A big push on reducing plastic pollution by Jenny would require Ministers to set targets (“the plastics reduction targets”) in respect of the reduction of plastic pollution and to reduce the volume of non-essential single-use plastic products sold. She also made a plea
for the government to end the confusion over compostable plastic and to set minimum standards for plastic recycling.
Meanwhile, Natalie focused upon a ban
on polystyrene packaging and the takeaway containers which are the scourge of many town centres.
Natalie is taking up the hugely practical initiative to have local authorities run nappy services to provide an alternative to disposable nappies and the mountains of plastic waste currently produced by them. She also supported amendments to reduce packaging waste from supermarkets and other big companies.
The Lords also wanted action
on the long-awaited and much-delayed bottle deposit scheme for England. Ten other countries in Europe are operating these schemes, with bottle-recycling success rates running from an outstanding 98.5% in Germany, where of course they have had lots of practice since they started in 2003.
A big idea amendment
replaces the Government's aim of “resource efficiency” with a “reduction in resource use”. The law could thus acknowledge that we cannot have infinite growth on a finite planet and that a circular economy is a necessary but not sufficient condition for a sustainable world.
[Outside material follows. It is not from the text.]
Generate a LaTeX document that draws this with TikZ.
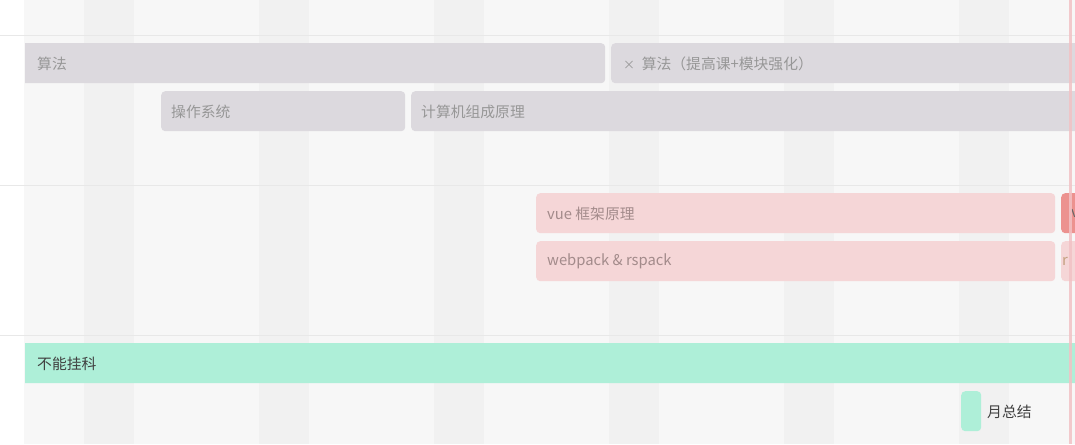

A more targeted amendment
would act against built in product obsolescence and the associated fly tipping that goes with it.
A significant step forward for local planning is the amendment to ensure that all future residential developments be net zero-carbon in construction and design.
Access to land
Natalie is supporting a proposal from the Right to Roam campaign that all woodlands, all downland, and all green belts be opened; not just to walkers but to camping, kayaking, swimming and climbing. This right exists, in Norway, Sweden, Estonia and Scotland. It was a common law or long-established right, which has subsequently been largely codified in law, along with the responsibilities of those doing the roaming.
Jenny will be taking up the cause of animal protection by asking Ministers to set targets for the replacement of tests on animals. Some tests are supposedly conducted to protect human health and the environment, where there are fully viable alternatives. It would also require a reduction in the numbers of animals used and the suffering they endure, while these tests are being phased out.
Finally, one of Jenny’s favourite amendments would see an outright ban on fracking.